§ **PROBLEM DETAILS**:
Your task is to transcribe all of the data below exactly, omitting the images.

§ **DATA LINES**:
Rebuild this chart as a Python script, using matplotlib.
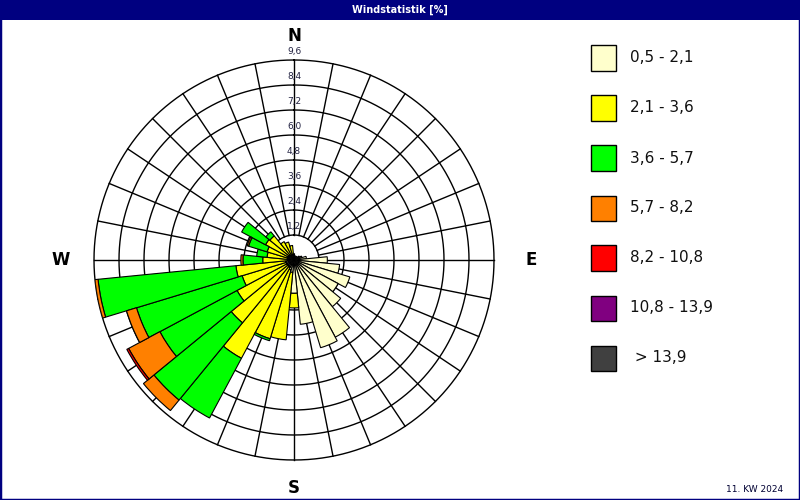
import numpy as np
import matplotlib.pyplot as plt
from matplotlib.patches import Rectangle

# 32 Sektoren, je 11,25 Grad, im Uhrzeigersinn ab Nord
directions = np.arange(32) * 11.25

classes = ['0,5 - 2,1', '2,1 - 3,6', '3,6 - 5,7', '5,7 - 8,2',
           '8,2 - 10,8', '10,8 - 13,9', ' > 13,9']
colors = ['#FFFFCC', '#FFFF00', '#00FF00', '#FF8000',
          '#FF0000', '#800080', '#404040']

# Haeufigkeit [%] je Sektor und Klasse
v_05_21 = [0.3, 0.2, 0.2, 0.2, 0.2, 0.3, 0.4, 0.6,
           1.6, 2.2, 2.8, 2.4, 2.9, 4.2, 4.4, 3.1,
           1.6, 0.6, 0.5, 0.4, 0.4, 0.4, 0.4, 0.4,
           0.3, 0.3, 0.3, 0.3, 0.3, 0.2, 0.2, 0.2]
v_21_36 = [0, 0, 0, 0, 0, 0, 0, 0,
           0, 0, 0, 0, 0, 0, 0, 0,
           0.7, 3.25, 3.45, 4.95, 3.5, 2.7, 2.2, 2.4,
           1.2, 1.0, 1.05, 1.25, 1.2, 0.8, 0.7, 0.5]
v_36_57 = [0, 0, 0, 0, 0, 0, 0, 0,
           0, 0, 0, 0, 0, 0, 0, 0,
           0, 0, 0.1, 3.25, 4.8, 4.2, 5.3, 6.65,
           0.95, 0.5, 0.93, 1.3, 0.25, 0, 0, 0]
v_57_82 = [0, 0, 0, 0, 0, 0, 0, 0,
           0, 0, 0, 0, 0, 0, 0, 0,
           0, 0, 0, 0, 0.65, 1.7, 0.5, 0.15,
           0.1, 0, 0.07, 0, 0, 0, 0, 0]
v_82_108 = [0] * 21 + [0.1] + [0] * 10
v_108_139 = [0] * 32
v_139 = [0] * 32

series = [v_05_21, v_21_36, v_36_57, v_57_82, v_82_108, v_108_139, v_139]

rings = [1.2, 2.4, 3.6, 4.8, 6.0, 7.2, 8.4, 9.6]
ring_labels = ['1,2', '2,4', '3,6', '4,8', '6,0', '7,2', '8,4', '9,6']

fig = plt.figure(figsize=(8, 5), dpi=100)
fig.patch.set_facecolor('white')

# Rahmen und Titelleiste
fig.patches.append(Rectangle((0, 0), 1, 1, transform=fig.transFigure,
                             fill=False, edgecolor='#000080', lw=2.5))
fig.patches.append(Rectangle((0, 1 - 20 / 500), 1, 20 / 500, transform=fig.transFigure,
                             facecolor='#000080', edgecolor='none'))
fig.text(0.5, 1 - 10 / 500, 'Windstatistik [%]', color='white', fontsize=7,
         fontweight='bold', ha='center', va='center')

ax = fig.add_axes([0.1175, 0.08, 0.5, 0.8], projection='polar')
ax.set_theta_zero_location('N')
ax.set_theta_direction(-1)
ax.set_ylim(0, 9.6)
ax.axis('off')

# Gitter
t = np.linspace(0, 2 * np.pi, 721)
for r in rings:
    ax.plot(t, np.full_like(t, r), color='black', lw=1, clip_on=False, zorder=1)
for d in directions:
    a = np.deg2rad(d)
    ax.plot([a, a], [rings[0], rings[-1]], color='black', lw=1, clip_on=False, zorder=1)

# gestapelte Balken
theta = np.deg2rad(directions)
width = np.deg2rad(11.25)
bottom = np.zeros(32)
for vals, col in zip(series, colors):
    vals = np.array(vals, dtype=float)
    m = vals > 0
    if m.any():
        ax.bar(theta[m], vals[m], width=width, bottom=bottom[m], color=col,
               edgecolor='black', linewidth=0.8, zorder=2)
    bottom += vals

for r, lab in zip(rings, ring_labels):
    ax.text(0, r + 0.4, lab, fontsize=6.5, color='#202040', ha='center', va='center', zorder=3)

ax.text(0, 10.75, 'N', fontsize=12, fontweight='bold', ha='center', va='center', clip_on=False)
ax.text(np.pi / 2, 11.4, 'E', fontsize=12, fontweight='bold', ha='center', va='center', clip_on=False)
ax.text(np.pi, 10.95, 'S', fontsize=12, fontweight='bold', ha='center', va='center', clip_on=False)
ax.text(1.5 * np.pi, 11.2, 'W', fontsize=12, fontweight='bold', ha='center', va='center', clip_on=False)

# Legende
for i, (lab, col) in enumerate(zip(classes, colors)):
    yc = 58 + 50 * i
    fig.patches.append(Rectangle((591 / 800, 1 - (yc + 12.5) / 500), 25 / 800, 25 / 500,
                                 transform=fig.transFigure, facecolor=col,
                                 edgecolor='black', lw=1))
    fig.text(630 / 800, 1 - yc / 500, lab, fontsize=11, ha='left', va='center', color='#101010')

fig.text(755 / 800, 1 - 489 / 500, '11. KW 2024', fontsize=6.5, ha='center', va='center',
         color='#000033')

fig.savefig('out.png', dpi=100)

§ **SOLVED PROBLEM**:
Rebuild this chart as a Python script, using matplotlib.
import numpy as np
import matplotlib.pyplot as plt
from matplotlib.patches import Rectangle

# 32 Sektoren, je 11,25 Grad, im Uhrzeigersinn ab Nord
directions = np.arange(32) * 11.25

classes = ['0,5 - 2,1', '2,1 - 3,6', '3,6 - 5,7', '5,7 - 8,2',
           '8,2 - 10,8', '10,8 - 13,9', ' > 13,9']
colors = ['#FFFFCC', '#FFFF00', '#00FF00', '#FF8000',
          '#FF0000', '#800080', '#404040']

# Haeufigkeit [%] je Sektor und Klasse
v_05_21 = [0.3, 0.2, 0.2, 0.2, 0.2, 0.3, 0.4, 0.6,
           1.6, 2.2, 2.8, 2.4, 2.9, 4.2, 4.4, 3.1,
           1.6, 0.6, 0.5, 0.4, 0.4, 0.4, 0.4, 0.4,
           0.3, 0.3, 0.3, 0.3, 0.3, 0.2, 0.2, 0.2]
v_21_36 = [0, 0, 0, 0, 0, 0, 0, 0,
           0, 0, 0, 0, 0, 0, 0, 0,
           0.7, 3.25, 3.45, 4.95, 3.5, 2.7, 2.2, 2.4,
           1.2, 1.0, 1.05, 1.25, 1.2, 0.8, 0.7, 0.5]
v_36_57 = [0, 0, 0, 0, 0, 0, 0, 0,
           0, 0, 0, 0, 0, 0, 0, 0,
           0, 0, 0.1, 3.25, 4.8, 4.2, 5.3, 6.65,
           0.95, 0.5, 0.93, 1.3, 0.25, 0, 0, 0]
v_57_82 = [0, 0, 0, 0, 0, 0, 0, 0,
           0, 0, 0, 0, 0, 0, 0, 0,
           0, 0, 0, 0, 0.65, 1.7, 0.5, 0.15,
           0.1, 0, 0.07, 0, 0, 0, 0, 0]
v_82_108 = [0] * 21 + [0.1] + [0] * 10
v_108_139 = [0] * 32
v_139 = [0] * 32

series = [v_05_21, v_21_36, v_36_57, v_57_82, v_82_108, v_108_139, v_139]

rings = [1.2, 2.4, 3.6, 4.8, 6.0, 7.2, 8.4, 9.6]
ring_labels = ['1,2', '2,4', '3,6', '4,8', '6,0', '7,2', '8,4', '9,6']

fig = plt.figure(figsize=(8, 5), dpi=100)
fig.patch.set_facecolor('white')

# Rahmen und Titelleiste
fig.patches.append(Rectangle((0, 0), 1, 1, transform=fig.transFigure,
                             fill=False, edgecolor='#000080', lw=2.5))
fig.patches.append(Rectangle((0, 1 - 20 / 500), 1, 20 / 500, transform=fig.transFigure,
                             facecolor='#000080', edgecolor='none'))
fig.text(0.5, 1 - 10 / 500, 'Windstatistik [%]', color='white', fontsize=7,
         fontweight='bold', ha='center', va='center')

ax = fig.add_axes([0.1175, 0.08, 0.5, 0.8], projection='polar')
ax.set_theta_zero_location('N')
ax.set_theta_direction(-1)
ax.set_ylim(0, 9.6)
ax.axis('off')

# Gitter
t = np.linspace(0, 2 * np.pi, 721)
for r in rings:
    ax.plot(t, np.full_like(t, r), color='black', lw=1, clip_on=False, zorder=1)
for d in directions:
    a = np.deg2rad(d)
    ax.plot([a, a], [rings[0], rings[-1]], color='black', lw=1, clip_on=False, zorder=1)

# gestapelte Balken
theta = np.deg2rad(directions)
width = np.deg2rad(11.25)
bottom = np.zeros(32)
for vals, col in zip(series, colors):
    vals = np.array(vals, dtype=float)
    m = vals > 0
    if m.any():
        ax.bar(theta[m], vals[m], width=width, bottom=bottom[m], color=col,
               edgecolor='black', linewidth=0.8, zorder=2)
    bottom += vals

for r, lab in zip(rings, ring_labels):
    ax.text(0, r + 0.4, lab, fontsize=6.5, color='#202040', ha='center', va='center', zorder=3)

ax.text(0, 10.75, 'N', fontsize=12, fontweight='bold', ha='center', va='center', clip_on=False)
ax.text(np.pi / 2, 11.4, 'E', fontsize=12, fontweight='bold', ha='center', va='center', clip_on=False)
ax.text(np.pi, 10.95, 'S', fontsize=12, fontweight='bold', ha='center', va='center', clip_on=False)
ax.text(1.5 * np.pi, 11.2, 'W', fontsize=12, fontweight='bold', ha='center', va='center', clip_on=False)

# Legende
for i, (lab, col) in enumerate(zip(classes, colors)):
    yc = 58 + 50 * i
    fig.patches.append(Rectangle((591 / 800, 1 - (yc + 12.5) / 500), 25 / 800, 25 / 500,
                                 transform=fig.transFigure, facecolor=col,
                                 edgecolor='black', lw=1))
    fig.text(630 / 800, 1 - yc / 500, lab, fontsize=11, ha='left', va='center', color='#101010')

fig.text(755 / 800, 1 - 489 / 500, '11. KW 2024', fontsize=6.5, ha='center', va='center',
         color='#000033')

fig.savefig('out.png', dpi=100)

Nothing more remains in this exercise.